Regulators also can more effectively and efficiently police and enforce rules and standards. The data from central reporting gives regulators a greater ability to conduct low cost monitoring. As a result, regulators can more efficiently focus on specific targets that are most likely to be violating securities laws. Regulators can also appropriately revise rules and standards. Armed with a better understanding of the markets and a better ability to monitor, regulators can write better rules to maintain or improve the integrity of the markets.
Financial crises everywhere tend to expose weaknesses in a financial system, but they also offer the opportunity to fix those weaknesses and strengthen our markets long-term. Of course, while learning from one's own painful experiences is good, learning from another's painful experiences is even better. Recent events in the U.S., Europe, and Asia demonstrate not only how important bond markets are, but how important transparency is to the health of these markets. Transparency equals efficiency and liquidity. It means a lower costs of capital for issuers, better opportunities for investors, and lower transaction costs for everyone. But ultimately, transparent, efficient, and liquid bond markets are not built solely on regional initiatives. The theory has to be put into practice, and this means strengthening markets and institutions at home.
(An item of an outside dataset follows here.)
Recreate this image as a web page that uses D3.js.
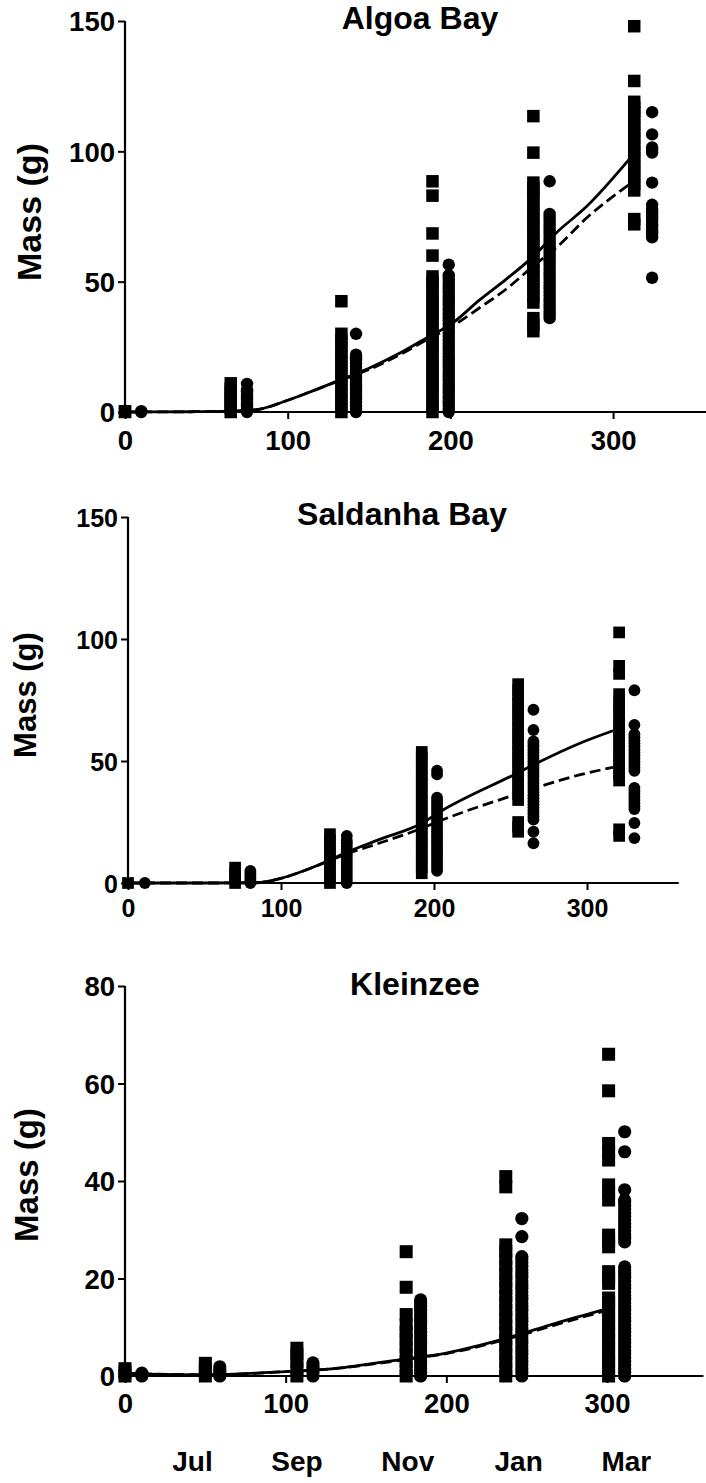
<!DOCTYPE html>
<html><head><meta charset="utf-8">
<script src="https://cdn.jsdelivr.net/npm/d3@7"></script>
<style>
html,body{margin:0;padding:0;background:#fff;}
svg text{font-family:"Liberation Sans",Arial,Helvetica,sans-serif;font-weight:bold;fill:#000;}
</style></head>
<body>
<svg id="chart" width="706" height="1483"></svg>
<script>
// ---------- DATA ----------
const titles = ["Algoa Bay", "Saldanha Bay", "Kleinzee"];
const yLabel = "Mass (g)";
const xTicks = [0, 100, 200, 300];
const algoaYTicks = [0, 50, 100, 150];
const salYTicks = [0, 50, 100, 150];
const kleinYTicks = [0, 20, 40, 60, 80];
const months = ["Jul", "Sep", "Nov", "Jan", "Mar"];
const monthDays = [42, 107, 176, 245, 312];

// Algoa Bay
const algoaSqDays = [0, 65, 133, 189, 251, 313];
const algoaSqMass = [
  [0, 0.3],
  [0, 1.5, 3, 4.5, 6, 7.5, 9, 11],
  [0, 2.5, 5, 7.5, 10, 12.5, 15, 17.5, 20, 22.5, 25, 27.5, 30, 42.5],
  [0, 2.5, 5, 7.5, 10, 12.5, 15, 17.5, 20, 22.5, 25, 27.5, 30, 32.5, 35, 37.5, 40, 42.5, 45, 47.5, 50, 52, 60, 68.5, 83, 88.5],
  [31, 33.5, 36, 42, 44.5, 47, 49.5, 52, 54.5, 57, 59.5, 62, 64.5, 67, 69.5, 72, 74.5, 77, 79.5, 82, 84.5, 86, 88, 99.5, 113.5],
  [72, 74, 85, 87.5, 90, 92.5, 95, 97.5, 100, 102.5, 105, 107.5, 110, 112.5, 115, 117, 119, 127, 148]
];
const algoaCiDays = [10, 75, 142, 199, 261, 324];
const algoaCiMass = [
  [0, 0.3],
  [0, 1, 2, 3, 4, 5, 6, 7, 8, 8.5, 10.8],
  [0, 1.25, 2.5, 3.75, 5, 6.25, 7.5, 8.75, 10, 11.25, 12.5, 13.75, 15, 16.25, 17.5, 18.75, 20, 21, 22, 30],
  [0, 1.25, 2.5, 3.75, 5, 6.25, 7.5, 8.75, 10, 11.25, 12.5, 13.75, 15, 16.25, 17.5, 18.75, 20, 21.25, 22.5, 23.75, 25, 26.25, 27.5, 28.75, 30, 31.25, 32.5, 33.75, 35, 36.25, 37.5, 38.75, 40, 41.25, 42.5, 43.75, 45, 46.25, 47.5, 48.75, 50, 51.25, 52.5, 56.5],
  [36, 37.25, 38.5, 39.75, 41, 42.25, 43.5, 44.75, 46, 47.25, 48.5, 49.75, 51, 52.25, 53.5, 54.75, 56, 57.25, 58.5, 59.75, 61, 62.25, 63.5, 64.75, 66, 67.25, 68.5, 69.75, 71, 72.25, 73.5, 74.75, 76, 88.5],
  [51.5, 67, 68, 69, 70, 71, 72, 73, 74, 75, 76, 77, 78, 79.5, 88, 99.5, 100.5, 101.5, 106.5, 115]
];
const algoaCurveDays = [0, 40, 65, 81, 100, 115, 133, 150, 169, 187, 200, 218, 234, 251, 265, 284, 310];
const algoaSolid =  [0, 0.1, 0.3, 0.9, 4.5, 8, 12.5, 16.8, 22.6, 29, 33.5, 43, 50.8, 59.7, 68.7, 79, 97];
const algoaDashed = [0, 0.1, 0.3, 0.9, 4.5, 8, 12.3, 16.3, 22, 28.2, 32.5, 40, 47, 56, 63, 74.6, 87.3];

// Saldanha Bay
const salSqDays = [0, 70, 132, 192, 255, 321];
const salSqMass = [
  [0],
  [0, 2, 4, 6.3],
  [0, 2.5, 5, 7.5, 10, 12.5, 15, 17.5, 20],
  [4, 6.5, 9, 11.5, 14, 16.5, 19, 21.5, 24, 26.5, 29, 31.5, 34, 36.5, 39, 41.5, 44, 46.5, 49, 51.5, 53.7],
  [21, 23, 25, 34, 36.5, 39, 41.5, 44, 46.5, 49, 51.5, 54, 56.5, 59, 61.5, 64, 66.5, 69, 71.5, 74, 76.5, 79, 81.5],
  [19.3, 22, 42, 44.5, 47, 49.5, 52, 54.5, 57, 59.5, 62, 64.5, 67, 69.5, 72, 74.5, 77.4, 85.7, 89, 102.7]
];
const salCiDays = [11, 80, 143, 202, 265, 331];
const salCiMass = [
  [0],
  [0, 1, 2, 3, 4, 5],
  [0, 1.25, 2.5, 3.75, 5, 6.25, 7.5, 8.75, 10, 11.25, 12.5, 13.75, 15, 16.25, 17.5, 19.3],
  [5, 6.25, 7.5, 8.75, 10, 11.25, 12.5, 13.75, 15, 16.25, 17.5, 18.75, 20, 21.25, 22.5, 23.75, 25, 26.25, 27.5, 28.75, 30, 31.25, 32.5, 33.75, 35, 44.5, 46],
  [16.3, 21, 26, 27.25, 28.5, 29.75, 31, 32.25, 33.5, 34.75, 36, 37.25, 38.5, 39.75, 41, 42.25, 43.5, 44.75, 46, 47.25, 48.5, 49.75, 51, 52.25, 53.5, 54.75, 56, 57, 58, 62.7, 71],
  [18.4, 24.6, 30.3, 31.5, 32.75, 34, 35.25, 36.5, 37.75, 39, 46, 47.25, 48.5, 49.75, 51, 52.25, 53.5, 54.75, 56, 57.25, 58.5, 59.75, 61, 64.8, 79]
];
const salCurveDays = [0, 50, 84, 100, 115, 132, 139, 165, 192, 204, 252, 269, 295, 317];
const salSolid =  [0, 0, 0.1, 1.9, 5, 9.4, 11.5, 18, 24.5, 29.2, 44.3, 49.7, 57.2, 62.4];
const salDashed = [0, 0, 0.1, 1.9, 5, 9.2, 11, 16.5, 22.4, 25.5, 36, 39.5, 44.3, 47.4];

// Kleinzee
const kleinSqDays = [0, 50, 107, 175, 237, 301];
const kleinSqMass = [
  [0, 0.75, 1.5],
  [0, 1.3, 2.6],
  [0, 1.5, 3, 4.5, 5.7],
  [0, 1.5, 3, 4.5, 6, 7.5, 9, 10.5, 12.6, 18.2, 25.5],
  [0, 1.5, 3, 4.5, 6, 7.5, 9, 10.5, 12, 13.5, 15, 16.5, 18, 19.5, 21, 22.5, 24, 25.5, 26.9, 38.8, 40.9],
  [0, 1.5, 3, 4.5, 6, 7.5, 9, 10.5, 12, 13.5, 15, 16, 19, 20.2, 21.4, 26.5, 27.7, 28.9, 36.1, 37.6, 39.2, 44.3, 46, 47.7, 58.5, 66]
];
const kleinCiDays = [10.5, 59, 117, 184, 247, 311];
const kleinCiMass = [
  [0, 0.6],
  [0, 0.6, 1.2, 1.9],
  [0, 0.7, 1.4, 2, 2.7],
  [0, 0.75, 1.5, 2.25, 3, 3.75, 4.5, 5.25, 6, 6.75, 7.5, 8.25, 9, 9.75, 10.5, 11.25, 12, 12.75, 13.5, 14.25, 15, 15.6],
  [0, 0.75, 1.5, 2.25, 3, 3.75, 4.5, 5.25, 6, 6.75, 7.5, 8.25, 9, 9.75, 10.5, 11.25, 12, 12.75, 13.5, 14.25, 15, 15.75, 16.5, 17.25, 18, 18.75, 19.5, 20.25, 21, 21.75, 22.5, 23.25, 24, 24.5, 28.6, 32.3],
  [0, 0.75, 1.5, 2.25, 3, 3.75, 4.5, 5.25, 6, 6.75, 7.5, 8.25, 9, 9.75, 10.5, 11.25, 12, 12.75, 13.5, 14.25, 15, 15.75, 16.5, 17.25, 18, 18.75, 19.5, 20.25, 21, 21.75, 22.4, 27.5, 28.25, 29, 29.75, 30.5, 31.25, 32, 32.75, 33.5, 34.25, 35, 35.75, 36.1, 38.2, 46, 50.1]
];
const kleinCurveDays = [0, 50, 100, 133, 146, 175, 200, 237, 269, 297];
const kleinSolid =  [0.55, 0.25, 0.9, 1.6, 2.2, 3.5, 4.7, 7.7, 10.9, 13.5];
const kleinDashed = [0.55, 0.25, 0.9, 1.6, 2.1, 3.4, 4.6, 7.5, 10.6, 13.2];

// ---------- LAYOUT ----------
const panels = [
  {title: titles[0], x0: 125, x1: 710.7, yTop: 21, yBot: 412, yMax: 150, yTicks: algoaYTicks,
   sqDays: algoaSqDays, sqMass: algoaSqMass, ciDays: algoaCiDays, ciMass: algoaCiMass,
   cDays: algoaCurveDays, solid: algoaSolid, dashed: algoaDashed,
   sq: 12.5, r: 6.2, tickFont: 27.5, xLabDy: 38, titleX: 420, titleY: 29, labFont: 34, labX: 41, labY: 212},
  {title: titles[1], x0: 128, x1: 678.8, yTop: 517, yBot: 883, yMax: 150, yTicks: salYTicks,
   sqDays: salSqDays, sqMass: salSqMass, ciDays: salCiDays, ciMass: salCiMass,
   cDays: salCurveDays, solid: salSolid, dashed: salDashed,
   sq: 11.7, r: 5.9, tickFont: 25, xLabDy: 34, titleX: 402, titleY: 525, labFont: 31, labX: 36, labY: 695},
  {title: titles[2], x0: 125, x1: 703.4, yTop: 986, yBot: 1376, yMax: 80, yTicks: kleinYTicks,
   sqDays: kleinSqDays, sqMass: kleinSqMass, ciDays: kleinCiDays, ciMass: kleinCiMass,
   cDays: kleinCurveDays, solid: kleinSolid, dashed: kleinDashed,
   sq: 13, r: 6.6, tickFont: 27.5, xLabDy: 37, titleX: 415, titleY: 995, labFont: 33, labX: 38, labY: 1175}
];

const svg = d3.select("#chart");

panels.forEach((p, pi) => {
  const x = d3.scaleLinear().domain([0, 360]).range([p.x0, p.x1]);
  const y = d3.scaleLinear().domain([0, p.yMax]).range([p.yBot, p.yTop]);
  const g = svg.append("g");

  // markers: squares
  p.sqDays.forEach((d, i) => {
    g.selectAll(null).data(p.sqMass[i]).enter().append("rect")
      .attr("x", x(d) - p.sq / 2).attr("y", v => y(v) - p.sq / 2)
      .attr("width", p.sq).attr("height", p.sq).attr("fill", "#000");
  });
  // markers: circles
  p.ciDays.forEach((d, i) => {
    g.selectAll(null).data(p.ciMass[i]).enter().append("circle")
      .attr("cx", x(d)).attr("cy", v => y(v)).attr("r", p.r).attr("fill", "#000");
  });

  // curves
  const line = d3.line().x(dd => x(dd[0])).y(dd => y(dd[1])).curve(d3.curveMonotoneX);
  g.append("path").datum(p.cDays.map((d, i) => [d, p.solid[i]]))
    .attr("d", line).attr("fill", "none").attr("stroke", "#000").attr("stroke-width", 2.8);
  g.append("path").datum(p.cDays.map((d, i) => [d, p.dashed[i]]))
    .attr("d", line).attr("fill", "none").attr("stroke", "#000").attr("stroke-width", 2.8)
    .attr("stroke-dasharray", "11,5");

  // axes
  const xAxis = d3.axisBottom(x).tickValues(xTicks).tickSize(7).tickPadding(3).tickFormat(d3.format("d"));
  const gx = g.append("g").attr("transform", `translate(0,${p.yBot})`).call(xAxis);
  gx.select(".domain").attr("d", `M${p.x0},0H${p.x1}`).attr("stroke-width", 2.2);
  gx.selectAll(".tick line").attr("stroke-width", 2);
  gx.selectAll(".tick text").attr("font-size", p.tickFont).attr("y", p.xLabDy).attr("dy", 0)
    .style("font-family", '"Liberation Sans",Arial,sans-serif').style("font-weight", "bold");

  const yAxis = d3.axisLeft(y).tickValues(p.yTicks).tickSize(7).tickPadding(3).tickFormat(d3.format("d"));
  const gy = g.append("g").attr("transform", `translate(${p.x0},0)`).call(yAxis);
  gy.select(".domain").attr("d", `M0,${p.yTop}V${p.yBot}`).attr("stroke-width", 2.2);
  gy.selectAll(".tick line").attr("stroke-width", 2);
  gy.selectAll(".tick text").attr("font-size", p.tickFont).attr("dy", "0.36em")
    .style("font-family", '"Liberation Sans",Arial,sans-serif').style("font-weight", "bold");

  // title
  g.append("text").attr("x", p.titleX).attr("y", p.titleY).attr("text-anchor", "middle")
    .attr("font-size", 32).text(p.title);
  // y label
  g.append("text").attr("transform", `translate(${p.labX},${p.labY}) rotate(-90)`)
    .attr("text-anchor", "middle").attr("font-size", p.labFont).text(yLabel);

  // month labels (bottom panel only)
  if (pi === 2) {
    g.selectAll(null).data(months).enter().append("text")
      .attr("x", (m, i) => x(monthDays[i])).attr("y", 1471)
      .attr("text-anchor", "middle").attr("font-size", 28).text(m => m);
  }
});
</script>
</body></html>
The type of disclosures and regulatory oversight needed for healthy capital markets can be intimidating, particularly where this level of disclosure and oversight has not been the rule in the past. There is a degree of uncertainty in transparency - the fear that one is giving up something very tangible (such as information about one's own intentions or condition) in return for something that seems intangible (better information about the market). But this is not a blind leap of faith. The evidence is in, and $1 billion is not pocket change. It is money that I'm sure investors and issuers everywhere could find a way to put to good use.